Thursday, May 31, 2012

Crime scene confusion
Jack Ewatski
It was just a really bad week for Jack. Ewatski, that is. The former Winnipeg police commissioner found out Trini-style that nothing makes noise like competing suppliers, competing politicians and the glancing chance of bobol. And while the country debated the technical details of Jack's aircraft, his conduct is proof of bureaucratic fragmentation in the fight against the crime and social decay generated by the last 20 years of PNM and UNC politics.

Once the PM and National Security Minister believed themselves to be a safe distance from Jack's aircraft, both lapped up Donna Cox's revelations on Jack's embryonic flying squad. But then Cox went one step further and used Jack's bad idea to justify an even worse one: the PNM blimp. And just like every other time in the past 20 years of PNM versus UNC politics, Cox ignored the fact that the country finds itself dealing with insurmountable crime and social decay made worse by the PNM's failure to deal with the root causes between 2002 and 2010 and before that.

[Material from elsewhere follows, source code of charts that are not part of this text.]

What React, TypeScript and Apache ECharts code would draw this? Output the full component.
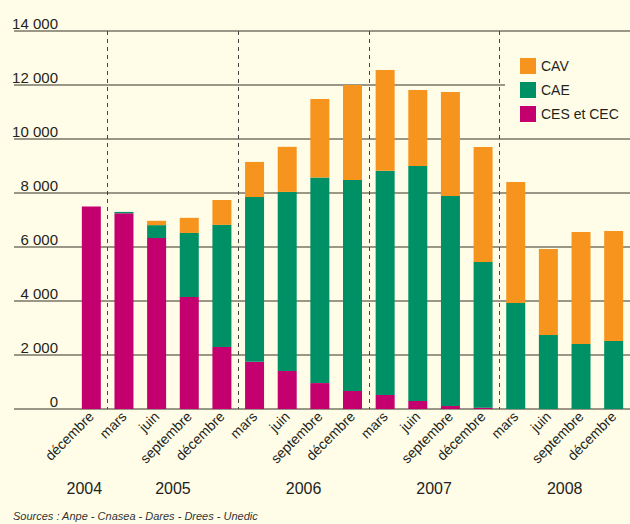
import React, { useEffect, useRef } from "react";
import * as echarts from "echarts";

const months = ["décembre", "mars", "juin", "septembre", "décembre", "mars", "juin", "septembre", "décembre", "mars", "juin", "septembre", "décembre", "mars", "juin", "septembre", "décembre"];
const years = ["2004", "2005", "2006", "2007", "2008"];
const yearOfMonth = [0, 1, 1, 1, 1, 2, 2, 2, 2, 3, 3, 3, 3, 4, 4, 4, 4];
const ces = [7500, 7250, 6330, 4150, 2300, 1750, 1410, 960, 670, 520, 300, 110, 50, 0, 0, 0, 0];
const cae = [0, 50, 480, 2370, 4520, 6100, 6630, 7610, 7810, 8300, 8700, 7780, 5390, 3930, 2740, 2410, 2520];
const cav = [0, 0, 160, 560, 920, 1300, 1670, 2910, 3520, 3740, 2815, 3850, 4260, 4480, 3190, 4150, 4070];
const yearBoundaries = [1, 5, 9, 13];

const BG = "#fffde8";
const FONT = "'Liberation Sans Narrow', 'Arial Narrow', 'Liberation Sans', Arial, sans-serif";
const TXT = "#231f20";

export default function App() {
  const ref = useRef<HTMLDivElement>(null);
  useEffect(() => {
    document.body.style.margin = "0";
    const chart = echarts.init(ref.current!, null, { renderer: "svg" });
    const option: any = {
      animation: false,
      backgroundColor: BG,
      textStyle: { fontFamily: FONT },
      grid: [
        { left: 14, right: 0, top: 31, bottom: 115 },
        { left: 75, width: 560, top: 31, bottom: 115 },
      ],
      xAxis: [
        { type: "value", gridIndex: 0, show: false, min: 0, max: 1 },
        {
          type: "category",
          gridIndex: 1,
          data: months,
          axisLine: { show: false },
          axisTick: { show: false },
          splitLine: {
            show: true,
            interval: (i: number) => yearBoundaries.includes(i),
            lineStyle: { color: "#444", type: [4, 4], width: 1 },
          },
          axisLabel: { rotate: 45, margin: 5, interval: 0, fontSize: 14, color: TXT, fontFamily: FONT },
        },
      ],
      yAxis: [
        {
          type: "value",
          gridIndex: 0,
          min: 0,
          max: 14000,
          interval: 2000,
          axisLine: { show: false },
          axisTick: { show: false },
          splitLine: { show: true, lineStyle: { color: "#7a7566", width: 1.6 } },
          axisLabel: {
            inside: true,
            align: "right",
            verticalAlign: "bottom",
            margin: 44,
            fontSize: 15,
            color: TXT,
            fontFamily: FONT,
            formatter: (v: number) => (v >= 1000 ? `${Math.floor(v / 1000)} ${String(v % 1000).padStart(3, "0")}` : `${v}`),
          },
        },
        { type: "value", gridIndex: 1, min: 0, max: 14000, show: false },
      ],
      legend: {
        orient: "vertical",
        left: 505,
        top: 40,
        padding: [18, 30, 12, 15],
        backgroundColor: BG,
        itemWidth: 16,
        itemHeight: 16,
        itemGap: 8,
        icon: "rect",
        data: ["CAV", "CAE", "CES et CEC"],
        textStyle: { fontSize: 14, color: TXT, fontFamily: FONT },
      },
      series: [
        { name: "CES et CEC", type: "bar", stack: "t", xAxisIndex: 1, yAxisIndex: 1, data: ces, barWidth: 19, itemStyle: { color: "#c4006e" } },
        { name: "CAE", type: "bar", stack: "t", xAxisIndex: 1, yAxisIndex: 1, data: cae, barWidth: 19, itemStyle: { color: "#009066" } },
        { name: "CAV", type: "bar", stack: "t", xAxisIndex: 1, yAxisIndex: 1, data: cav, barWidth: 19, itemStyle: { color: "#f7941e" } },
      ],
      graphic: [
        {
          type: "text",
          id: "source",
          left: 13,
          top: 510,
          style: { text: "Sources : Anpe - Cnasea - Dares - Drees - Unedic", fontSize: 11, fontStyle: "italic", fill: "#333", fontFamily: FONT },
        },
      ],
    };
    chart.setOption(option);

    // Year labels centred under each year's group of bars, positions from the category axis.
    const zeroY = chart.convertToPixel({ yAxisIndex: 1 }, 0) as number;
    const yearTexts = years.map((y, yi) => {
      const xs: number[] = [];
      yearOfMonth.forEach((m, i) => {
        if (m === yi) xs.push(chart.convertToPixel({ xAxisIndex: 1 }, i) as number);
      });
      const cx = xs.reduce((a, b) => a + b, 0) / xs.length - (xs.length === 1 ? 7 : 0);
      return {
        type: "text",
        id: "year" + yi,
        x: cx,
        y: zeroY + 79,
        style: { text: y, fontSize: 16, fill: TXT, fontFamily: FONT, align: "center", verticalAlign: "middle" },
      };
    });
    chart.setOption({ graphic: yearTexts });
    return () => chart.dispose();
  }, []);
  return <div ref={ref} style={{ width: 630, height: 524 }} />;
}
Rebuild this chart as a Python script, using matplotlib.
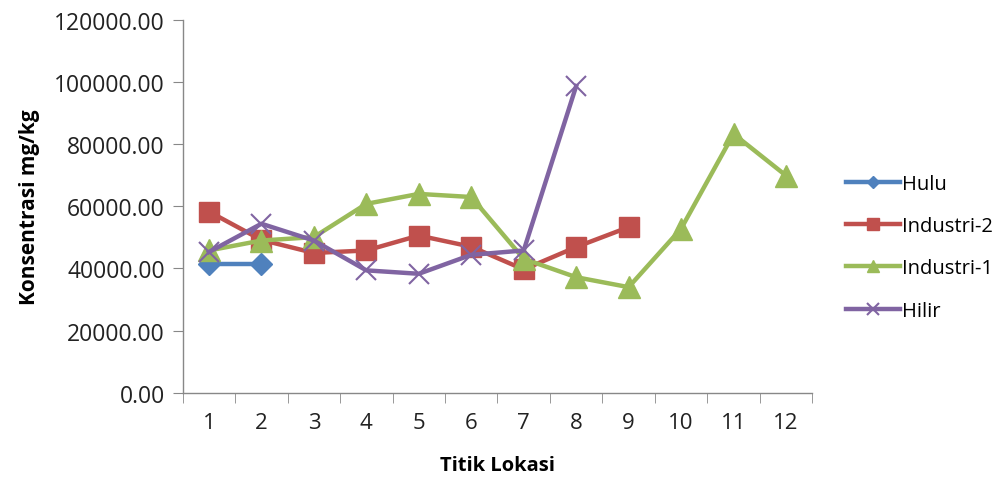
import matplotlib
matplotlib.use("Agg")
import matplotlib.pyplot as plt
from matplotlib.ticker import FuncFormatter, FixedLocator

categories = [1, 2, 3, 4, 5, 6, 7, 8, 9, 10, 11, 12]
hulu = [41500, 41500]
industri2 = [58300, 49200, 45000, 45800, 50600, 47000, 39700, 46900, 53300]
industri1 = [45800, 49000, 50100, 60800, 64000, 63000, 43100, 37200, 34000, 52800, 83300, 69900]
hilir = [45300, 54400, 49000, 39400, 38300, 44400, 45800, 98700]

plt.rcParams['font.family'] = ['Open Sans', 'DejaVu Sans']

fig = plt.figure(figsize=(10.04, 4.85), dpi=100)
ax = fig.add_axes([0.182, 0.188, 0.627, 0.769])

ax.plot(categories[:len(hulu)], hulu, color='#4F81BD', lw=3.2, marker='D', ms=11, label='Hulu')
ax.plot(categories[:len(industri2)], industri2, color='#C0504D', lw=3.2, marker='s', ms=15, label='Industri-2')
ax.plot(categories[:len(industri1)], industri1, color='#9BBB59', lw=3.2, marker='^', ms=16, label='Industri-1')
ax.plot(categories[:len(hilir)], hilir, color='#8064A2', lw=3.2, marker='x', ms=15, mew=1.5, label='Hilir')

ax.set_xlim(0.5, 12.5)
ax.set_ylim(0, 120000)
ax.set_yticks(range(0, 120001, 20000))
ax.yaxis.set_major_formatter(FuncFormatter(lambda v, p: f"{v:.2f}"))
ax.set_xticks(categories)
ax.set_xticklabels([str(c) for c in categories])
ax.xaxis.set_minor_locator(FixedLocator([c - 0.5 for c in categories] + [12.5]))
ax.tick_params(axis='x', which='major', length=0, labelsize=16, pad=14, colors='#222222')
ax.tick_params(axis='x', which='minor', length=7, color='#888888')
ax.tick_params(axis='y', length=7, color='#888888', labelsize=16.5, labelcolor='#222222', pad=6)

for s in ['top', 'right']:
    ax.spines[s].set_visible(False)
for s in ['left', 'bottom']:
    ax.spines[s].set_color('#888888')
    ax.spines[s].set_linewidth(1)

ax.set_xlabel('Titik Lokasi', fontsize=14.5, fontweight='bold', labelpad=16)
ax.set_ylabel('Konsentrasi mg/kg', fontsize=15, fontweight='bold', labelpad=10)

leg = ax.legend(loc='center left', bbox_to_anchor=(1.025, 0.39), frameon=False,
                fontsize=14.5, handlelength=2.7, labelspacing=1.1, handletextpad=0.1,
                markerscale=0.55)

fig.savefig('out.png', dpi=100)
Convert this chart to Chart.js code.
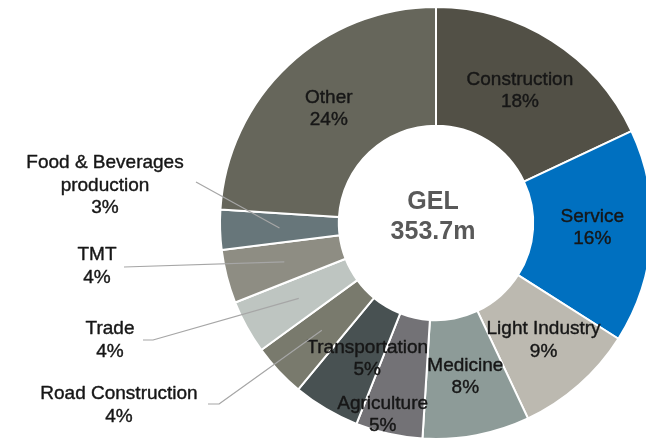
<!DOCTYPE html>
<html lang="en">
  <head>
    <meta charset="UTF-8" />
    <title>Loan portfolio by sector</title>
    <script src="https://cdn.jsdelivr.net/npm/chart.js"></script>
    <style>
      html, body { margin: 0; padding: 0; background: #fff; overflow: hidden; width: 646px; height: 443px; }
      #wrap { position: absolute; left: 0; top: 0; }
    </style>
  </head>
  <body>
    <div id="wrap">
      <canvas id="myChart" width="872" height="446"></canvas>
    </div>
  </body>
  <script>
    // data (clockwise from 12 o'clock)
    const categories = [
      "Construction", "Service", "Light Industry", "Medicine", "Agriculture",
      "Transportation", "Road Construction", "Trade", "TMT",
      "Food & Beverages production", "Other"
    ];
    const shares = [18, 16, 9, 8, 5, 5, 4, 4, 4, 3, 24];
    const centerLines = ["GEL", "353.7m"];

    const colors = [
      "#525046", "#0070c0", "#bcb9b0", "#8d9b98", "#737276",
      "#485152", "#797a6d", "#bec5c1", "#8e8d83", "#67767a", "#66665b"
    ];

    // label wrapping + placement
    const wrapText = { "Food & Beverages production": ["Food & Beverages", "production"] };
    const nudge = { "Service": [0, -5], "Light Industry": [4, 0], "Agriculture": [-10, -2], "Transportation": [11, 1] };
    const outerPush = { "Agriculture": 42 };
    const outside = {
      "Food & Beverages production": { x: 105, y: 163, path: [[196, 182]] },
      "TMT": { x: 97, y: 255, path: [[124, 267]] },
      "Trade": { x: 110, y: 329, path: [[153, 340], [143, 340]] },
      "Road Construction": { x: 119, y: 394, path: [[219, 404], [208, 404]] }
    };

    const FONT = '19px "Liberation Sans", Arial, sans-serif';
    const LH = 22.5;
    const TXT = "#161616";

    // text slightly heavier, like the original rendering
    function heavyText(c, t, x, y) {
      c.strokeText(t, x, y);
      c.fillText(t, x, y);
    }

    const labelPlugin = {
      id: "sliceLabels",
      afterDatasetsDraw(chart) {
        const c = chart.ctx;
        const meta = chart.getDatasetMeta(0);
        c.save();
        c.font = FONT;
        c.textAlign = "center";
        c.textBaseline = "middle";
        c.lineJoin = "round";

        meta.data.forEach((arc, i) => {
          const name = categories[i];
          const lines = (wrapText[name] || [name]).concat([shares[i] + "%"]);
          const mid = (arc.startAngle + arc.endAngle) / 2;
          const midR = (arc.innerRadius + arc.outerRadius) / 2;

          if (outside[name]) {
            const o = outside[name];
            c.strokeStyle = "#a6a6a6";
            c.lineWidth = 1.2;
            c.beginPath();
            c.moveTo(arc.x + midR * Math.cos(mid), arc.y + midR * Math.sin(mid));
            o.path.forEach((p) => c.lineTo(p[0], p[1]));
            c.stroke();
            c.fillStyle = TXT;
            c.strokeStyle = TXT;
            c.lineWidth = 0.4;
            lines.forEach((t, k) => heavyText(c, t, o.x, o.y + k * LH));
            return;
          }

          const r = midR + (outerPush[name] || 0);
          const d = nudge[name] || [0, 0];
          const px = arc.x + r * Math.cos(mid) + d[0];
          const py = arc.y + r * Math.sin(mid) + d[1];
          c.fillStyle = TXT;
          c.strokeStyle = TXT;
          c.lineWidth = 0.4;
          const top = py - ((lines.length - 1) * LH) / 2;
          lines.forEach((t, k) => heavyText(c, t, px, top + k * LH));
        });

        // centre text
        const a = meta.data[0];
        c.fillStyle = "#595959";
        c.font = 'bold 25px "Liberation Sans", Arial, sans-serif';
        c.fillText(centerLines[0], a.x - 3, a.y - 21);
        c.fillText(centerLines[1], a.x - 3, a.y + 9);
        c.restore();
      }
    };

    const ctx = document.querySelector("#myChart");

    const ejCt = new Chart(ctx, {
      type: "doughnut",
      data: {
        labels: categories,
        datasets: [
          {
            data: shares,
            backgroundColor: colors,
            borderColor: "#ffffff",
            borderWidth: 2,
          },
        ],
      },
      options: {
        responsive: false,
        animation: false,
        cutout: "45%",
        layout: { padding: { top: 6, bottom: 6 } },
        plugins: {
          legend: { display: false },
          tooltip: { enabled: false },
        },
      },
      plugins: [labelPlugin],
    });
  </script>
</html>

Of course heightened crime and corruption were reasons the PNM was booted out in 2010, and the People's Partnership put in. But the replacement of the PNM by the People's Partnership does not reduce the complicity of the PNM in the crisis either created or perpetuated during the party's periods in Government. Even as Cox and other PNM MPs and supporters go about their jobs of criticising the People's Partnership Government, they could also drop the sanctimonious attitude which got the country into the deep end in the first place. If the People's Partnership failure to do any better than the PNM upsets the country, then the PNM's refusal to acknowledge its horrible performance on crime is aggravating. And this is why Ewatski's flying squad revelation has led us to see the greatest danger to the country on this crime issue.